**Request**
Retype word for word the first line of the listing and each line after it up to the line with "5.8, 7.0, 9.5, 13.0, 16.6, 19.5, 21.8, 23.4, 24.6]", with the pictures taken out.
## begin
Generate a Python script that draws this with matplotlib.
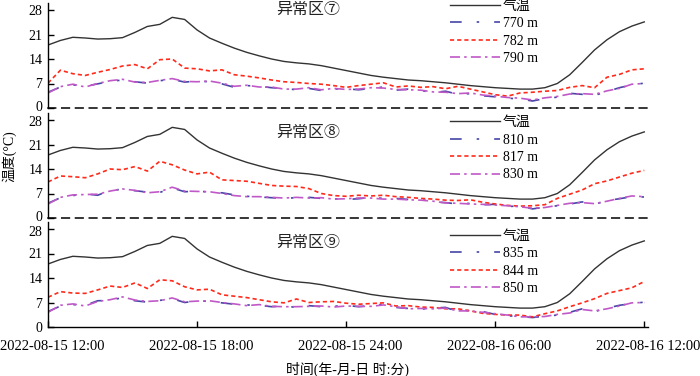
import numpy as np
import matplotlib
matplotlib.use("Agg")
import matplotlib.pyplot as plt
import matplotlib.transforms as mtransforms

plt.rcParams['font.family'] = ['Liberation Serif', 'Noto Sans CJK SC']
plt.rcParams['axes.unicode_minus'] = False

# time in hours since 2022-08-15 12:00, 30-min sampling
hours = np.arange(0, 24.01, 0.5)
tick_hours = [0, 6, 12, 18, 24]
tick_labels = ["2022-08-15 12:00", "2022-08-15 18:00", "2022-08-15 24:00",
               "2022-08-16 06:00", "2022-08-16 12:00"]

air_temp = [18.0, 19.3, 20.2, 20.0, 19.7, 19.8, 20.1, 21.6, 23.3, 23.9,
            25.9, 25.3, 22.3, 20.0, 18.5, 17.1, 15.9, 14.9, 14.0, 13.3,
            12.9, 12.6, 12.1, 11.4, 10.7, 10.0, 9.3, 8.8, 8.4, 8.0,
            7.8, 7.5, 7.2, 6.8, 6.4, 6.1, 5.8, 5.6, 5.4, 5.4,
            5.8, 7.0, 9.5, 13.0, 16.6, 19.5, 21.8, 23.4, 24.6]

# zone 7
z7_770 = [4.5, 6.0, 6.6, 6.2, 6.9, 7.6, 8.0, 7.5, 7.1, 7.8, 8.2, 7.4, 7.7, 7.5, 6.9,
          5.9, 6.4, 6.2, 5.8, 5.6, 5.2, 5.6, 5.0, 5.4, 5.5, 5.2, 5.6, 6.0, 5.1, 5.4,
          5.0, 4.4, 4.8, 3.9, 4.1, 3.5, 3.2, 2.8, 2.6, 2.0, 2.7, 3.1, 4.2, 3.9, 3.6,
          4.7, 5.8, 6.6, 7.1]
z7_782 = [7.1, 10.8, 9.8, 9.3, 10.2, 11.0, 12.0, 12.4, 11.2, 13.8, 14.0, 11.4, 11.2, 10.6, 10.9,
          9.5, 9.1, 8.6, 8.0, 7.5, 7.3, 7.0, 6.8, 6.4, 5.9, 6.4, 6.8, 7.2, 6.0, 6.3,
          5.9, 6.1, 5.5, 6.2, 5.4, 4.6, 3.8, 3.4, 4.3, 4.5, 4.8, 5.0, 5.9, 6.4, 5.8,
          8.8, 9.6, 10.9, 11.2]
z7_790 = [4.3, 6.1, 6.8, 6.0, 7.0, 7.8, 8.2, 7.4, 7.3, 7.9, 8.4, 7.6, 7.5, 7.7, 7.1,
          6.2, 6.5, 6.0, 6.0, 5.4, 5.4, 5.8, 5.2, 5.6, 5.3, 5.4, 5.8, 5.7, 5.3, 5.2,
          5.1, 4.6, 4.5, 4.1, 4.3, 3.7, 3.4, 3.0, 2.8, 2.3, 2.9, 3.3, 4.0, 4.1, 3.9,
          4.9, 5.6, 6.8, 7.0]

# zone 8
z8_810 = [4.2, 5.8, 6.4, 6.9, 6.5, 7.9, 8.2, 7.8, 7.4, 7.3, 8.6, 7.5, 7.7, 7.4, 7.2,
          6.6, 6.2, 6.0, 5.8, 5.6, 5.8, 5.9, 5.6, 5.5, 5.3, 5.5, 5.9, 5.6, 5.6, 5.3,
          5.3, 4.6, 4.4, 4.0, 4.2, 3.8, 3.9, 3.3, 3.4, 2.6, 3.1, 3.5, 4.0, 4.6, 3.9,
          5.0, 5.5, 6.1, 6.0]
z8_817 = [10.3, 12.0, 11.8, 11.5, 12.6, 14.0, 13.8, 14.7, 13.4, 16.2, 15.2, 13.7, 12.6, 13.1, 10.9,
          10.7, 10.5, 9.9, 9.3, 9.1, 9.0, 8.4, 7.0, 6.4, 6.2, 6.5, 6.3, 6.5, 6.1, 5.9,
          5.6, 5.4, 5.1, 5.0, 5.2, 4.5, 4.0, 3.6, 3.4, 3.5, 3.8, 5.6, 6.8, 8.0, 9.8,
          10.6, 11.7, 12.8, 13.6]
z8_830 = [4.0, 5.9, 6.6, 6.7, 6.8, 7.7, 8.3, 7.9, 7.2, 7.5, 8.8, 7.7, 7.6, 7.5, 7.0,
          6.4, 6.1, 6.1, 5.9, 5.7, 5.9, 5.7, 5.8, 5.4, 5.5, 5.7, 5.7, 5.4, 5.4, 5.2,
          5.1, 4.8, 4.3, 4.2, 4.0, 3.9, 3.7, 3.5, 3.2, 2.8, 3.0, 3.6, 4.2, 4.4, 4.1,
          4.8, 5.6, 6.3, 6.1]

# zone 9
z9_835 = [4.4, 6.0, 6.4, 6.2, 7.5, 7.6, 8.4, 7.5, 7.1, 7.6, 8.1, 7.0, 7.5, 7.3, 6.9,
          6.5, 6.3, 6.2, 5.8, 6.0, 5.6, 6.1, 5.8, 5.9, 6.2, 5.8, 6.1, 6.5, 5.6, 5.3,
          5.1, 5.4, 5.6, 4.4, 4.8, 4.4, 3.6, 3.2, 3.0, 2.7, 3.1, 3.4, 4.2, 5.2, 4.4,
          5.4, 6.2, 6.7, 7.1]
z9_844 = [8.5, 10.1, 9.7, 9.6, 10.6, 11.7, 11.3, 12.6, 11.0, 13.5, 13.2, 11.5, 10.6, 10.8, 9.2,
          8.8, 8.4, 7.8, 7.2, 6.9, 8.0, 7.0, 7.2, 7.3, 6.8, 6.5, 6.7, 6.9, 6.0, 6.1,
          5.7, 5.6, 5.2, 5.2, 4.6, 3.9, 3.6, 3.4, 3.4, 2.9, 3.8, 4.6, 5.8, 6.9, 8.1,
          9.6, 10.4, 11.2, 13.0]
z9_850 = [4.2, 6.2, 6.6, 6.0, 7.3, 7.8, 8.6, 7.7, 7.3, 7.5, 8.3, 7.2, 7.4, 7.5, 7.0,
          6.6, 6.1, 6.4, 5.9, 5.8, 5.8, 5.9, 6.0, 5.7, 6.0, 5.9, 5.9, 6.3, 5.8, 5.2,
          5.3, 5.2, 5.4, 4.6, 4.6, 4.2, 3.8, 3.4, 2.9, 2.9, 3.0, 3.6, 4.0, 5.0, 4.6,
          5.2, 6.0, 6.9, 7.0]

panels = [
    ("异常区⑦", ["770 m", "782 m", "790 m"], [z7_770, z7_782, z7_790]),
    ("异常区⑧", ["810 m", "817 m", "830 m"], [z8_810, z8_817, z8_830]),
    ("异常区⑨", ["835 m", "844 m", "850 m"], [z9_835, z9_844, z9_850]),
]

W, H = 700, 376
fig = plt.figure(figsize=(7.0, 3.76), dpi=100)

ax_left = 48 / W
ax_w = 600 / W
bottoms_px = [108, 218, 327]
ax_h_px = 105
legend_top = [1.03, 0.97, 0.925]
title_y = [0.93, 0.81, 0.80]

styles = [
    dict(color="#4646a6", lw=1.2, dashes=(7, 9, 1.5, 9)),
    dict(color="#ff2a1a", lw=1.2, dashes=(2.5, 1.8)),
    dict(color="#c058c8", lw=1.2, dashes=(6, 2.5, 1.5, 2.5)),
]

up = mtransforms.ScaledTranslation(0, 2 / 100, fig.dpi_scale_trans)
down = mtransforms.ScaledTranslation(0, -1.5 / 100, fig.dpi_scale_trans)

for i, (title, labels, series) in enumerate(panels):
    b = (H - bottoms_px[i]) / H
    ax = fig.add_axes([ax_left, b, ax_w, ax_h_px / H])
    ax.plot(hours, air_temp, color="#333333", lw=1.0, label="气温")
    for s, lab, st in zip(series, labels, styles):
        ax.plot(hours, s, label=lab, **st)
    ax.set_xlim(0, 24.15)
    ax.set_ylim(0, 30)
    ax.set_yticks([0, 7, 14, 21, 28])
    ax.spines['top'].set_visible(False)
    ax.spines['right'].set_visible(False)
    ax.spines['left'].set_linewidth(1.0)
    ax.tick_params(axis='y', direction='in', length=4, width=1.0, labelsize=10, pad=4)
    ylbls = ax.get_yticklabels()
    if i < 2:
        ylbls[0].set_transform(ylbls[0].get_transform() + up)
    if i > 0:
        ylbls[-1].set_transform(ylbls[-1].get_transform() + down)
    if i < 2:
        ax.spines['bottom'].set_linestyle((0, (5, 4)))
        ax.spines['bottom'].set_linewidth(1.1)
        ax.set_xticks([])
    else:
        ax.spines['bottom'].set_linewidth(1.0)
        ax.set_xticks(tick_hours)
        ax.set_xticklabels(tick_labels)
        ax.tick_params(axis='x', direction='in', length=4, width=1.0, labelsize=10.5, pad=9)
        offset = mtransforms.ScaledTranslation(4 / 100, 0, fig.dpi_scale_trans)
        for lbl in ax.get_xticklabels():
            lbl.set_transform(lbl.get_transform() + offset)
    ax.patch.set_alpha(0)
    ax.text(0.433, title_y[i], title, transform=ax.transAxes, ha='center', va='center',
            fontsize=11.5, color="#222222")
    ax.legend(loc='upper left', bbox_to_anchor=(0.67, legend_top[i]), frameon=False,
              fontsize=10, handlelength=3.6, handletextpad=0.2, labelspacing=0.32,
              borderpad=0, borderaxespad=0)

fig.text(9 / W, (H - 156) / H, "温度(°C)", rotation=90, ha='center', va='center', fontsize=10)
fig.text(347 / W, (H - 369) / H, "时间(年-月-日 时:分)", ha='center', va='center', fontsize=10)

fig.savefig("out.png", dpi=100)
## end
**Solution for this exercise**
Generate a Python script that draws this with matplotlib.
import numpy as np
import matplotlib
matplotlib.use("Agg")
import matplotlib.pyplot as plt
import matplotlib.transforms as mtransforms

plt.rcParams['font.family'] = ['Liberation Serif', 'Noto Sans CJK SC']
plt.rcParams['axes.unicode_minus'] = False

# time in hours since 2022-08-15 12:00, 30-min sampling
hours = np.arange(0, 24.01, 0.5)
tick_hours = [0, 6, 12, 18, 24]
tick_labels = ["2022-08-15 12:00", "2022-08-15 18:00", "2022-08-15 24:00",
               "2022-08-16 06:00", "2022-08-16 12:00"]

air_temp = [18.0, 19.3, 20.2, 20.0, 19.7, 19.8, 20.1, 21.6, 23.3, 23.9,
            25.9, 25.3, 22.3, 20.0, 18.5, 17.1, 15.9, 14.9, 14.0, 13.3,
            12.9, 12.6, 12.1, 11.4, 10.7, 10.0, 9.3, 8.8, 8.4, 8.0,
            7.8, 7.5, 7.2, 6.8, 6.4, 6.1, 5.8, 5.6, 5.4, 5.4,
            5.8, 7.0, 9.5, 13.0, 16.6, 19.5, 21.8, 23.4, 24.6]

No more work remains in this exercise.